2) Objective moral values and duties do exist.

3) Therefore, God exists.

I was disappointed that Craig responds to the objection to the moral argument that “The God of the Hebrew Bible is a moral monster” for commanding the slaughter of the Canaanites by stating this is not an argument against the existence of God but an argument against inerrancy because the OT authors got it wrong in attributing these commands to God.

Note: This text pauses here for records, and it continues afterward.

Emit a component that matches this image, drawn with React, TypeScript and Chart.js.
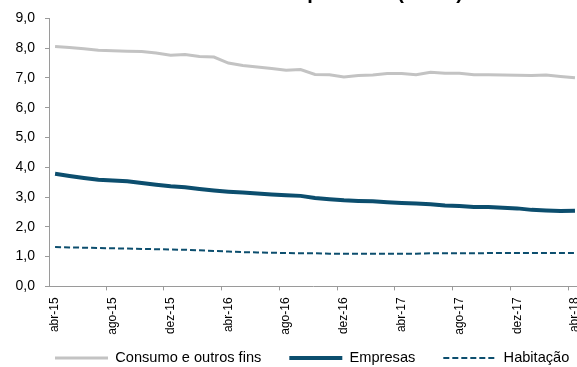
import React, { useEffect, useRef } from 'react';
import { Chart, registerables } from 'chart.js';

Chart.register(...registerables);

const TITLE = 'Taxas médias de empréstimo (em %)';

const months = [
  'abr-15', 'mai-15', 'jun-15', 'jul-15', 'ago-15', 'set-15', 'out-15', 'nov-15', 'dez-15', 'jan-16', 'fev-16', 'mar-16',
  'abr-16', 'mai-16', 'jun-16', 'jul-16', 'ago-16', 'set-16', 'out-16', 'nov-16', 'dez-16', 'jan-17', 'fev-17', 'mar-17',
  'abr-17', 'mai-17', 'jun-17', 'jul-17', 'ago-17', 'set-17', 'out-17', 'nov-17', 'dez-17', 'jan-18', 'fev-18', 'mar-18',
  'abr-18',
];

const consumo = [
  8.06, 8.02, 7.98, 7.93, 7.91, 7.90, 7.89, 7.84, 7.76, 7.79, 7.72, 7.70,
  7.50, 7.42, 7.37, 7.32, 7.26, 7.28, 7.12, 7.11, 7.03, 7.08, 7.10, 7.15,
  7.15, 7.11, 7.19, 7.16, 7.16, 7.11, 7.11, 7.10, 7.09, 7.08, 7.10, 7.05,
  7.01,
];

const empresas = [
  3.78, 3.71, 3.64, 3.58, 3.56, 3.53, 3.47, 3.41, 3.36, 3.33, 3.27, 3.22,
  3.18, 3.15, 3.12, 3.09, 3.06, 3.04, 2.97, 2.93, 2.89, 2.87, 2.86, 2.83,
  2.80, 2.78, 2.76, 2.72, 2.70, 2.67, 2.67, 2.64, 2.62, 2.57, 2.55, 2.53,
  2.54,
];

const habitacao = [
  1.32, 1.31, 1.30, 1.29, 1.28, 1.27, 1.26, 1.25, 1.24, 1.23, 1.21, 1.19,
  1.17, 1.15, 1.14, 1.13, 1.12, 1.11, 1.11, 1.10, 1.10, 1.10, 1.10, 1.10,
  1.10, 1.10, 1.11, 1.11, 1.11, 1.11, 1.12, 1.12, 1.12, 1.12, 1.12, 1.12,
  1.12,
];

const seriesNames = ['Consumo e outros fins', 'Empresas', 'Habitação'];
const yTicks = [0, 1, 2, 3, 4, 5, 6, 7, 8, 9];
const labelEvery = 4;

const FONT = "'Liberation Sans', Arial, Helvetica, sans-serif";
const AXIS = '#9a9a9a';
const GREY = '#c3c3c3';
const BLUE = '#0c4e6e';

const labelIdx = months.map((_, i) => i).filter((i) => i % labelEvery === 0);

export default function App() {
  const ref = useRef<HTMLCanvasElement | null>(null);

  useEffect(() => {
    document.body.style.margin = '0';
    const canvas = ref.current;
    if (!canvas) return;

    const toPts = (arr: number[]) => arr.map((v, i) => ({ x: i, y: v }));

    const tickMarks = {
      id: 'tickMarks',
      afterDraw(chart: any) {
        const xs = chart.scales.x;
        const ctx = chart.ctx;
        ctx.save();
        ctx.strokeStyle = AXIS;
        ctx.lineWidth = 1;
        labelIdx.filter((i) => i > 0).forEach((i) => {
          const px = Math.round(xs.getPixelForValue(i - 0.5)) + 0.5;
          ctx.beginPath();
          ctx.moveTo(px, xs.top);
          ctx.lineTo(px, xs.top + 4);
          ctx.stroke();
        });
        ctx.restore();
      },
    };

    const titlePlugin = {
      id: 'cutTitle',
      afterDraw(chart: any) {
        const ctx = chart.ctx;
        ctx.save();
        ctx.font = `bold 20px ${FONT}`;
        ctx.fillStyle = '#000';
        ctx.textAlign = 'center';
        ctx.textBaseline = 'alphabetic';
        ctx.fillText(TITLE, chart.width / 2, -1);
        ctx.restore();
      },
    };

    const legendPlace = {
      id: 'legendPlace',
      afterLayout(chart: any) {
        const lg = chart.legend;
        if (!lg || !lg.lineWidths) return;
        const pad = lg.options.labels.padding;
        const fs = lg.options.labels.font.size;
        const cur = (lg.left + pad + lg.right - lg.lineWidths[0]) / 2;
        const dx = 55 - cur;
        lg.left += dx;
        lg.right += dx;
        const dy = 358 - pad - fs / 2 - lg.top;
        lg.top += dy;
        lg.bottom += dy;
      },
    };

    const chart = new Chart(canvas, {
      type: 'line',
      data: {
        datasets: [
          {
            label: seriesNames[0],
            data: toPts(consumo),
            borderColor: GREY,
            backgroundColor: GREY,
            borderWidth: 3,
            pointRadius: 0,
            tension: 0,
          },
          {
            label: seriesNames[1],
            data: toPts(empresas),
            borderColor: BLUE,
            backgroundColor: BLUE,
            borderWidth: 4,
            pointRadius: 0,
            tension: 0,
          },
          {
            label: seriesNames[2],
            data: toPts(habitacao),
            borderColor: BLUE,
            backgroundColor: BLUE,
            borderWidth: 2,
            borderDash: [6, 3],
            pointRadius: 0,
            tension: 0,
          },
        ],
      },
      options: {
        animation: false,
        responsive: false,
        devicePixelRatio: 1,
        layout: { padding: { top: 16, left: 0, right: 0, bottom: -32 } },
        font: { family: FONT },
        scales: {
          x: {
            type: 'linear',
            min: -0.42,
            max: 36.14,
            grid: { display: false, drawTicks: false },
            border: { display: true, color: AXIS, width: 1 },
            afterBuildTicks: (scale: any) => {
              scale.ticks = labelIdx.map((v) => ({ value: v }));
            },
            afterFit: (scale: any) => {
              scale.height = 60;
              scale.paddingLeft = 0;
              scale.paddingRight = 0;
            },
            ticks: {
              autoSkip: false,
              minRotation: 90,
              maxRotation: 90,
              padding: 11,
              color: '#000',
              font: { family: FONT, size: 12 },
              callback: (v: any) => months[v] ?? '',
            },
          },
          y: {
            min: 0,
            max: 9,
            afterBuildTicks: (scale: any) => {
              scale.ticks = yTicks.map((v) => ({ value: v }));
            },
            afterFit: (scale: any) => {
              scale.width = 49;
            },
            grid: { drawOnChartArea: false, drawTicks: true, tickLength: 4, color: AXIS },
            border: { display: true, color: AXIS, width: 1 },
            ticks: {
              padding: 10,
              color: '#000',
              font: { family: FONT, size: 14 },
              callback: (v: any) => Number(v).toFixed(1).replace('.', ','),
            },
          },
        },
        plugins: {
          title: { display: false },
          tooltip: { enabled: false },
          legend: {
            display: true,
            position: 'bottom',
            labels: {
              usePointStyle: true,
              pointStyle: 'line',
              pointStyleWidth: 53,
              padding: 28,
              color: '#000',
              font: { family: FONT, size: 14.6 },
              generateLabels: (chart: any) => {
                const base = Chart.defaults.plugins.legend.labels.generateLabels(chart);
                return base.map((item: any) => {
                  const ds = chart.data.datasets[item.datasetIndex];
                  return {
                    ...item,
                    lineWidth: ds.borderWidth,
                    lineDash: ds.borderDash || [],
                    strokeStyle: ds.borderColor,
                  };
                });
              },
            },
          },
        },
      } as any,
      plugins: [tickMarks, titlePlugin, legendPlace],
    });

    return () => chart.destroy();
  }, []);

  return (
    <div style={{ width: 577, height: 367 }}>
      <canvas ref={ref} width={577} height={367} style={{ display: 'block' }} />
    </div>
  );
}
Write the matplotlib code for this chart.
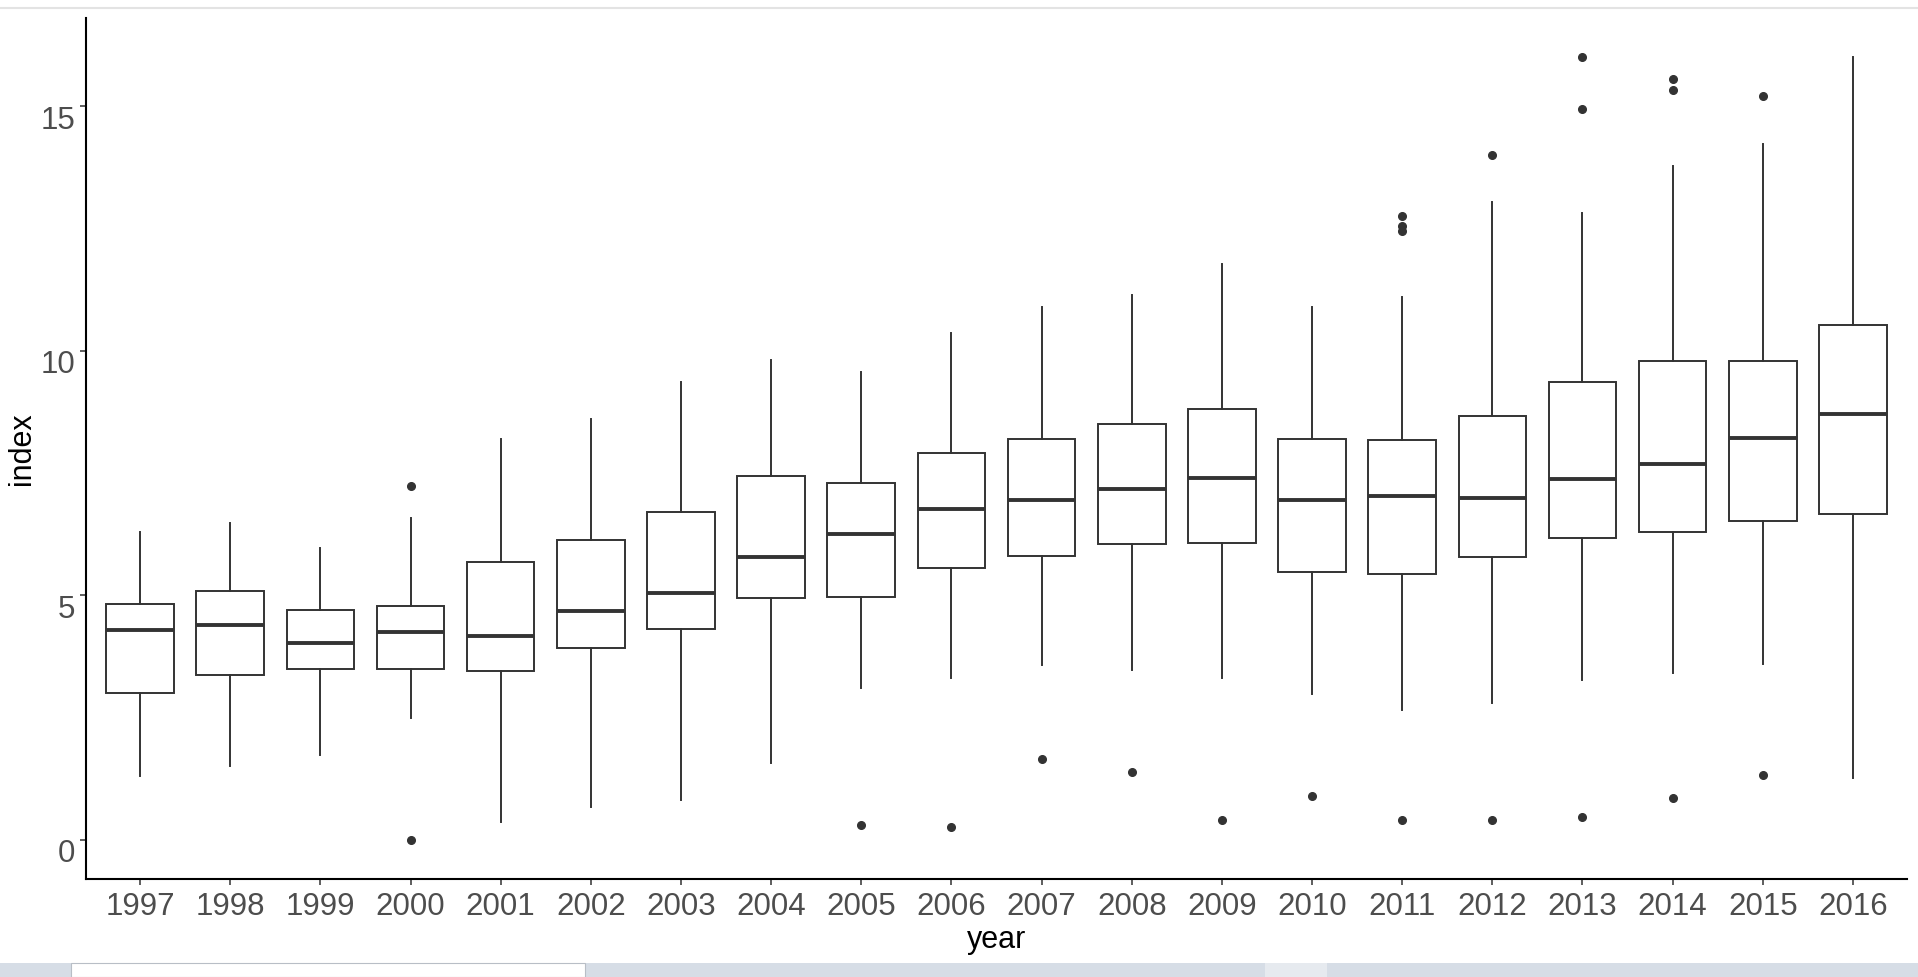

The doctrine of inerrancy does not need to be sacrificed for this objection to the moral argument. God was not a moral monster for commanding the death of the nations that rejected His revelation as the only true God. They could have responded like Rahab the harlot in Joshua 2:9-10 and become believers. The result of not annihilating the Canaanites is seen in Solomon who married the foreign wives and accepted their gods as his god and thus split the kingdom of Israel. The Canaanites not only rejected the miracle associated with the crossing of the Red Sea, which Rahab received, but the Canaanites murdered their babies in the worship of false gods. The reaped what the sowed. Will Jesus be a moral monster at His Second Coming in Revelation 19, when at the Battle of Armageddon, “out of his mouth goes a sharp sword that with it he should smite the nations.” God in the OT commanded that the nations that rejected His mercy and who brutally abused and murdered babies, be judged for their crimes. Is a surgeon a monster for cutting out a cancer that will spread to the rest of the body and kill the person? No! God is not a moral monster, He is a just God and also a loving God who extends mercy before judgment to all who turn to Him. Giving up inerrancy is not the answer to those who reject God’s existence.